_Work to complete_
Take every line that has the string "this" and copy it out.

_Material supplied_
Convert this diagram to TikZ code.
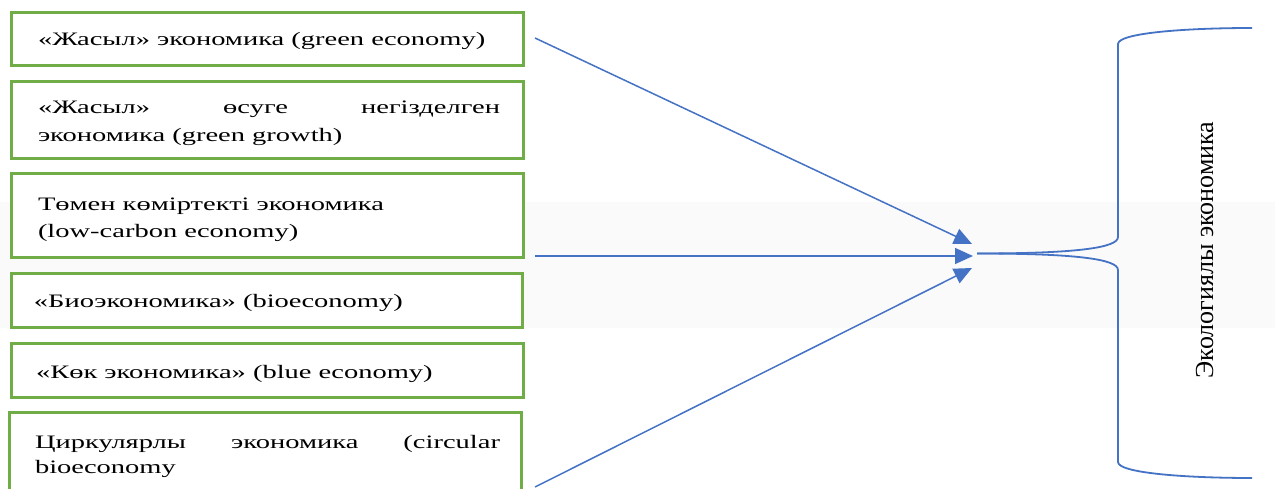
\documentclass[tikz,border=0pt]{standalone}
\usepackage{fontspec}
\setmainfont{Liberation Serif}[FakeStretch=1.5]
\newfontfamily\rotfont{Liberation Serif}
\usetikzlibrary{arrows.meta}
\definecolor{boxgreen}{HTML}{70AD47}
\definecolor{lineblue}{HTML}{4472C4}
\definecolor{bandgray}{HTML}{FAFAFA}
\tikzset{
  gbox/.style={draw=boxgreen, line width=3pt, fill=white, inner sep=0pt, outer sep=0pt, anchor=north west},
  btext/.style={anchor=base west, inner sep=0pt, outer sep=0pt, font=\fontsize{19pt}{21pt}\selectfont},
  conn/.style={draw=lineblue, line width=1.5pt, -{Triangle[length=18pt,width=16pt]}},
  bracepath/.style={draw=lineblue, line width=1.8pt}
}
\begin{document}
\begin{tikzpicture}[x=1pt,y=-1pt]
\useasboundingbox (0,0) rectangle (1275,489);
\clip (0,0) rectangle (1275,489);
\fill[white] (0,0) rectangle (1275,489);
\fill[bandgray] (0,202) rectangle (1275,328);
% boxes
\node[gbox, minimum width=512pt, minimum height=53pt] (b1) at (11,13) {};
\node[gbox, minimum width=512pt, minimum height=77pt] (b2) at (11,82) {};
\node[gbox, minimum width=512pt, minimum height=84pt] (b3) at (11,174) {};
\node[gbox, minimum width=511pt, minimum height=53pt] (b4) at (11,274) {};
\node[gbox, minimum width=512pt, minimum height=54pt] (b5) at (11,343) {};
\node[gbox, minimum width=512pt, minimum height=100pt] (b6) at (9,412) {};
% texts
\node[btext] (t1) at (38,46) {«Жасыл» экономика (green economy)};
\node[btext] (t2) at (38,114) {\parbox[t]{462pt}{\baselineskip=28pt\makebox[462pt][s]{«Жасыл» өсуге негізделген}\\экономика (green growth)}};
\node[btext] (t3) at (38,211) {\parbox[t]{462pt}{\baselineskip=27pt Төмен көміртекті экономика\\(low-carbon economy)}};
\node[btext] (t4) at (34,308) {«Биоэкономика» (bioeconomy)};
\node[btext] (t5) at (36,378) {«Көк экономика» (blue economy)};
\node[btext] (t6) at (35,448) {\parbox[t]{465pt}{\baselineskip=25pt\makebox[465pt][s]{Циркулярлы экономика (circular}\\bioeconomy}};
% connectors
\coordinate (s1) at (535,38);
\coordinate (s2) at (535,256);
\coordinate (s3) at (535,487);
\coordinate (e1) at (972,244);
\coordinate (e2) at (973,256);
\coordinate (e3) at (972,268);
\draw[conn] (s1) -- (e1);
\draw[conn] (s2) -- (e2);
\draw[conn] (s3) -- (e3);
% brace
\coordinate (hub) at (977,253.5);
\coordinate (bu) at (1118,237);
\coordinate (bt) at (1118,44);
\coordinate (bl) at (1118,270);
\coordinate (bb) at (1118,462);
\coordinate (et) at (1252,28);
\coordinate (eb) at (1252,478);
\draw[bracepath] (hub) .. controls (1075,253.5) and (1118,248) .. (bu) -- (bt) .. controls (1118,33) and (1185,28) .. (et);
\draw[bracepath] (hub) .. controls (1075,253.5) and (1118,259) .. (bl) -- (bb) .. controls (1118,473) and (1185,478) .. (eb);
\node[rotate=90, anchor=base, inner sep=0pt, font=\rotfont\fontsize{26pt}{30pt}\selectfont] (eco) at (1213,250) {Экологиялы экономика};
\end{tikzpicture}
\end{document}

==

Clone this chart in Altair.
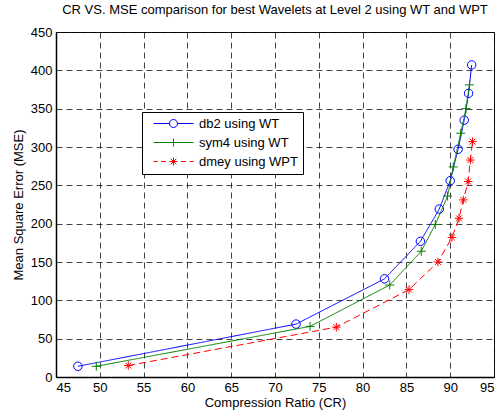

_Exercise answer_
Convert this diagram to TikZ code.
Clone this chart in Altair.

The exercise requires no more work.